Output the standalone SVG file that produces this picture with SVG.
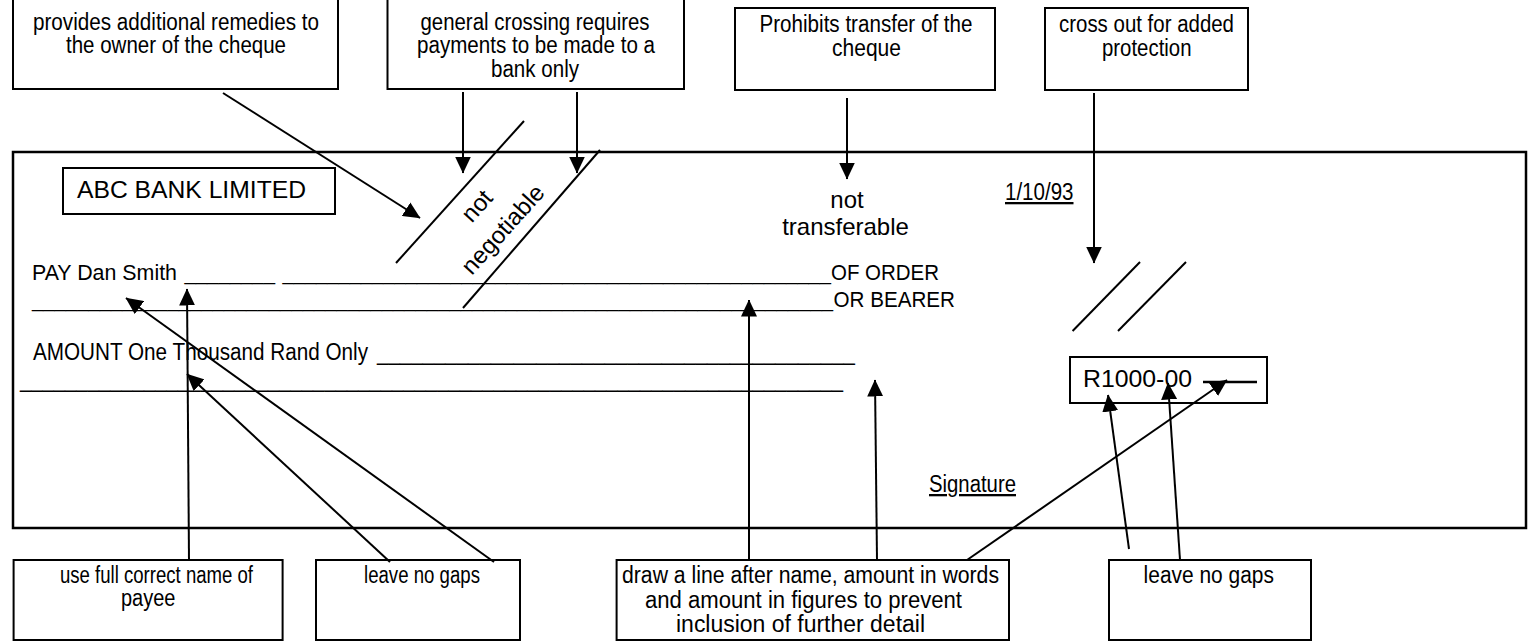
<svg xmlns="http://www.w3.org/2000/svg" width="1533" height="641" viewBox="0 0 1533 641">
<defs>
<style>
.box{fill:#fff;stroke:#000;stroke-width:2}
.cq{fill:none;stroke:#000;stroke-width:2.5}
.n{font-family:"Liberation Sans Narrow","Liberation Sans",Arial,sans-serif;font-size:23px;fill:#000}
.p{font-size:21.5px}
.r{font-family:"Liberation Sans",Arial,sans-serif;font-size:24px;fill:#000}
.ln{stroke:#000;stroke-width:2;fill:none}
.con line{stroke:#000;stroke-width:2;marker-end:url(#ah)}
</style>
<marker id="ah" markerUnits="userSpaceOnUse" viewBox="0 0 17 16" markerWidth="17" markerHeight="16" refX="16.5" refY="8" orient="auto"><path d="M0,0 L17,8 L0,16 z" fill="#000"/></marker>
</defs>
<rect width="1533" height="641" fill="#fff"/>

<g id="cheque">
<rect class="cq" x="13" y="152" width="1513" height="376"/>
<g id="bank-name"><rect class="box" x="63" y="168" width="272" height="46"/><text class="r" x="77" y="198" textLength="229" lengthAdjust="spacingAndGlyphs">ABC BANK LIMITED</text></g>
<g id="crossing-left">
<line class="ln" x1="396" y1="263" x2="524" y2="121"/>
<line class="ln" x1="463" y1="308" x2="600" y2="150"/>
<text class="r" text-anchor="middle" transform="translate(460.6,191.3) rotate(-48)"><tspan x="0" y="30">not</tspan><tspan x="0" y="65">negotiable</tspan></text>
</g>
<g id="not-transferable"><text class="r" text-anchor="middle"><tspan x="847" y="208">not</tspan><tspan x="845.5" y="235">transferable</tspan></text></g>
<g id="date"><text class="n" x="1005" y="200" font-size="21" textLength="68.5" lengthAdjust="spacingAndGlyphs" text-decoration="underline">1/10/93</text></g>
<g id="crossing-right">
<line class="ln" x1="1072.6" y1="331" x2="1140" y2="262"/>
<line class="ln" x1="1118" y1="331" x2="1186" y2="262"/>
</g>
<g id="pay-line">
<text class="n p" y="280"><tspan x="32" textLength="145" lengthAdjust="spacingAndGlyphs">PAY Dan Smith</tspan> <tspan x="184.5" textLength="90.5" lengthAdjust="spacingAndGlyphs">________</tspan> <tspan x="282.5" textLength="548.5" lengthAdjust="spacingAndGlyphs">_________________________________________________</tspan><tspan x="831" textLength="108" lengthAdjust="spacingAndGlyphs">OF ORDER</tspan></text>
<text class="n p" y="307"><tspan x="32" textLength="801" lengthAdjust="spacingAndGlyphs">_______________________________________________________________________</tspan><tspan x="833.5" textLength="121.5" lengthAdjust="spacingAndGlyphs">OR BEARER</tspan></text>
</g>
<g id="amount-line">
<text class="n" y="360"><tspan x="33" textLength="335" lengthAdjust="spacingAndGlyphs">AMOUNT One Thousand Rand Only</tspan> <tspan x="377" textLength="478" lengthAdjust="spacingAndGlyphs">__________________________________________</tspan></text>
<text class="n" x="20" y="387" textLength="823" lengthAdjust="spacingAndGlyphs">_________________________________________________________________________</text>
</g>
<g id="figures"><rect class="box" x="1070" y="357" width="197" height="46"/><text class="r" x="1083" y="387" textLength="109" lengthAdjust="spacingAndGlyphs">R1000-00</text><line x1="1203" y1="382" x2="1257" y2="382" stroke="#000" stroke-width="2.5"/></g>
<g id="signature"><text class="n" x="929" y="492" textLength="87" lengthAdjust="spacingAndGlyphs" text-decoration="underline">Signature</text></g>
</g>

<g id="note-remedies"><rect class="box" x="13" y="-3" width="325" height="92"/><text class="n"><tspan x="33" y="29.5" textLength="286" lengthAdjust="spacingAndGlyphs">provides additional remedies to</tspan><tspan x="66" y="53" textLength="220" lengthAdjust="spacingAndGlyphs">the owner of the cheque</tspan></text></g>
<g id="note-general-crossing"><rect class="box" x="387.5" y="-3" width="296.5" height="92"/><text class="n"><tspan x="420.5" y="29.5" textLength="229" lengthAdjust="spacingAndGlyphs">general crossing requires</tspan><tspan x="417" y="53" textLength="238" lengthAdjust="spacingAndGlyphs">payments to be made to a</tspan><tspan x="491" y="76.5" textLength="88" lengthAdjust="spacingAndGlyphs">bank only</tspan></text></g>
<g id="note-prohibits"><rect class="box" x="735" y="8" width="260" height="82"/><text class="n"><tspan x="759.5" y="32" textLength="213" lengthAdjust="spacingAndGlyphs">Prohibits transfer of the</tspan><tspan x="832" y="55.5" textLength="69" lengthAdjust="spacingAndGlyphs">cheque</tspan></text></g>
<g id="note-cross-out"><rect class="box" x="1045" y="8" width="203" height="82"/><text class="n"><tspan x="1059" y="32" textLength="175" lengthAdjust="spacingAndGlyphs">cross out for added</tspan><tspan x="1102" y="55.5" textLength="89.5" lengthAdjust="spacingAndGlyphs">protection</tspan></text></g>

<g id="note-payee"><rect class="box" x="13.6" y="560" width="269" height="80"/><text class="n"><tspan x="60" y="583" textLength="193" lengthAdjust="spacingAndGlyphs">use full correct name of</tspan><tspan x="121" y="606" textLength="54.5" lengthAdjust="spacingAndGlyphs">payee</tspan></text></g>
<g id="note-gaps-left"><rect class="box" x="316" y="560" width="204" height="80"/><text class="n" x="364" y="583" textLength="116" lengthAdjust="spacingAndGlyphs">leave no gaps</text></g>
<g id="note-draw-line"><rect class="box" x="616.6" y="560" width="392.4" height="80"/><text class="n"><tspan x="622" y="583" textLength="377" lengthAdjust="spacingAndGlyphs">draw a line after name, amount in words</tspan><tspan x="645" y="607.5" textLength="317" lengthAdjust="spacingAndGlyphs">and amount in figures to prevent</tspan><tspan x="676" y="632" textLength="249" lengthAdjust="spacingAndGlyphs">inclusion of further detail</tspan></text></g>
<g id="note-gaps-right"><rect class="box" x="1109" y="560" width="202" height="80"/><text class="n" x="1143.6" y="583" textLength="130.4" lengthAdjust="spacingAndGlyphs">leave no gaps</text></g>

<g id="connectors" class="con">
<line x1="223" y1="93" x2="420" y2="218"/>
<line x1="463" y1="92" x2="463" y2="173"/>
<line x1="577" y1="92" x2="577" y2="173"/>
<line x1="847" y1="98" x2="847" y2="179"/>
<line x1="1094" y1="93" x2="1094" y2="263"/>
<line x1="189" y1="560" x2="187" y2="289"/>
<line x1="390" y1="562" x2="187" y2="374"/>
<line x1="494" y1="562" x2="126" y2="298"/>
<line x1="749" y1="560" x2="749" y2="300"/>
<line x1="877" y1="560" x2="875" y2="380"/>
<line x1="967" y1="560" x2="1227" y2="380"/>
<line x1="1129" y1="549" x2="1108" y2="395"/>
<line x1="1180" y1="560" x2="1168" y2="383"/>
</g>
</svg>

**Job**
Output each line exactly; omit every picture.

**Exercise response**
Output the standalone SVG file that produces this picture with SVG.
<svg xmlns="http://www.w3.org/2000/svg" width="1533" height="641" viewBox="0 0 1533 641">
<defs>
<style>
.box{fill:#fff;stroke:#000;stroke-width:2}
.cq{fill:none;stroke:#000;stroke-width:2.5}
.n{font-family:"Liberation Sans Narrow","Liberation Sans",Arial,sans-serif;font-size:23px;fill:#000}
.p{font-size:21.5px}
.r{font-family:"Liberation Sans",Arial,sans-serif;font-size:24px;fill:#000}
.ln{stroke:#000;stroke-width:2;fill:none}
.con line{stroke:#000;stroke-width:2;marker-end:url(#ah)}
</style>
<marker id="ah" markerUnits="userSpaceOnUse" viewBox="0 0 17 16" markerWidth="17" markerHeight="16" refX="16.5" refY="8" orient="auto"><path d="M0,0 L17,8 L0,16 z" fill="#000"/></marker>
</defs>
<rect width="1533" height="641" fill="#fff"/>

<g id="cheque">
<rect class="cq" x="13" y="152" width="1513" height="376"/>
<g id="bank-name"><rect class="box" x="63" y="168" width="272" height="46"/><text class="r" x="77" y="198" textLength="229" lengthAdjust="spacingAndGlyphs">ABC BANK LIMITED</text></g>
<g id="crossing-left">
<line class="ln" x1="396" y1="263" x2="524" y2="121"/>
<line class="ln" x1="463" y1="308" x2="600" y2="150"/>
<text class="r" text-anchor="middle" transform="translate(460.6,191.3) rotate(-48)"><tspan x="0" y="30">not</tspan><tspan x="0" y="65">negotiable</tspan></text>
</g>
<g id="not-transferable"><text class="r" text-anchor="middle"><tspan x="847" y="208">not</tspan><tspan x="845.5" y="235">transferable</tspan></text></g>
<g id="date"><text class="n" x="1005" y="200" font-size="21" textLength="68.5" lengthAdjust="spacingAndGlyphs" text-decoration="underline">1/10/93</text></g>
<g id="crossing-right">
<line class="ln" x1="1072.6" y1="331" x2="1140" y2="262"/>
<line class="ln" x1="1118" y1="331" x2="1186" y2="262"/>
</g>
<g id="pay-line">
<text class="n p" y="280"><tspan x="32" textLength="145" lengthAdjust="spacingAndGlyphs">PAY Dan Smith</tspan> <tspan x="184.5" textLength="90.5" lengthAdjust="spacingAndGlyphs">________</tspan> <tspan x="282.5" textLength="548.5" lengthAdjust="spacingAndGlyphs">_________________________________________________</tspan><tspan x="831" textLength="108" lengthAdjust="spacingAndGlyphs">OF ORDER</tspan></text>
<text class="n p" y="307"><tspan x="32" textLength="801" lengthAdjust="spacingAndGlyphs">_______________________________________________________________________</tspan><tspan x="833.5" textLength="121.5" lengthAdjust="spacingAndGlyphs">OR BEARER</tspan></text>
</g>
<g id="amount-line">
<text class="n" y="360"><tspan x="33" textLength="335" lengthAdjust="spacingAndGlyphs">AMOUNT One Thousand Rand Only</tspan> <tspan x="377" textLength="478" lengthAdjust="spacingAndGlyphs">__________________________________________</tspan></text>
<text class="n" x="20" y="387" textLength="823" lengthAdjust="spacingAndGlyphs">_________________________________________________________________________</text>
</g>
<g id="figures"><rect class="box" x="1070" y="357" width="197" height="46"/><text class="r" x="1083" y="387" textLength="109" lengthAdjust="spacingAndGlyphs">R1000-00</text><line x1="1203" y1="382" x2="1257" y2="382" stroke="#000" stroke-width="2.5"/></g>
<g id="signature"><text class="n" x="929" y="492" textLength="87" lengthAdjust="spacingAndGlyphs" text-decoration="underline">Signature</text></g>
</g>

<g id="note-remedies"><rect class="box" x="13" y="-3" width="325" height="92"/><text class="n"><tspan x="33" y="29.5" textLength="286" lengthAdjust="spacingAndGlyphs">provides additional remedies to</tspan><tspan x="66" y="53" textLength="220" lengthAdjust="spacingAndGlyphs">the owner of the cheque</tspan></text></g>
<g id="note-general-crossing"><rect class="box" x="387.5" y="-3" width="296.5" height="92"/><text class="n"><tspan x="420.5" y="29.5" textLength="229" lengthAdjust="spacingAndGlyphs">general crossing requires</tspan><tspan x="417" y="53" textLength="238" lengthAdjust="spacingAndGlyphs">payments to be made to a</tspan><tspan x="491" y="76.5" textLength="88" lengthAdjust="spacingAndGlyphs">bank only</tspan></text></g>
<g id="note-prohibits"><rect class="box" x="735" y="8" width="260" height="82"/><text class="n"><tspan x="759.5" y="32" textLength="213" lengthAdjust="spacingAndGlyphs">Prohibits transfer of the</tspan><tspan x="832" y="55.5" textLength="69" lengthAdjust="spacingAndGlyphs">cheque</tspan></text></g>
<g id="note-cross-out"><rect class="box" x="1045" y="8" width="203" height="82"/><text class="n"><tspan x="1059" y="32" textLength="175" lengthAdjust="spacingAndGlyphs">cross out for added</tspan><tspan x="1102" y="55.5" textLength="89.5" lengthAdjust="spacingAndGlyphs">protection</tspan></text></g>

<g id="note-payee"><rect class="box" x="13.6" y="560" width="269" height="80"/><text class="n"><tspan x="60" y="583" textLength="193" lengthAdjust="spacingAndGlyphs">use full correct name of</tspan><tspan x="121" y="606" textLength="54.5" lengthAdjust="spacingAndGlyphs">payee</tspan></text></g>
<g id="note-gaps-left"><rect class="box" x="316" y="560" width="204" height="80"/><text class="n" x="364" y="583" textLength="116" lengthAdjust="spacingAndGlyphs">leave no gaps</text></g>
<g id="note-draw-line"><rect class="box" x="616.6" y="560" width="392.4" height="80"/><text class="n"><tspan x="622" y="583" textLength="377" lengthAdjust="spacingAndGlyphs">draw a line after name, amount in words</tspan><tspan x="645" y="607.5" textLength="317" lengthAdjust="spacingAndGlyphs">and amount in figures to prevent</tspan><tspan x="676" y="632" textLength="249" lengthAdjust="spacingAndGlyphs">inclusion of further detail</tspan></text></g>
<g id="note-gaps-right"><rect class="box" x="1109" y="560" width="202" height="80"/><text class="n" x="1143.6" y="583" textLength="130.4" lengthAdjust="spacingAndGlyphs">leave no gaps</text></g>

<g id="connectors" class="con">
<line x1="223" y1="93" x2="420" y2="218"/>
<line x1="463" y1="92" x2="463" y2="173"/>
<line x1="577" y1="92" x2="577" y2="173"/>
<line x1="847" y1="98" x2="847" y2="179"/>
<line x1="1094" y1="93" x2="1094" y2="263"/>
<line x1="189" y1="560" x2="187" y2="289"/>
<line x1="390" y1="562" x2="187" y2="374"/>
<line x1="494" y1="562" x2="126" y2="298"/>
<line x1="749" y1="560" x2="749" y2="300"/>
<line x1="877" y1="560" x2="875" y2="380"/>
<line x1="967" y1="560" x2="1227" y2="380"/>
<line x1="1129" y1="549" x2="1108" y2="395"/>
<line x1="1180" y1="560" x2="1168" y2="383"/>
</g>
</svg>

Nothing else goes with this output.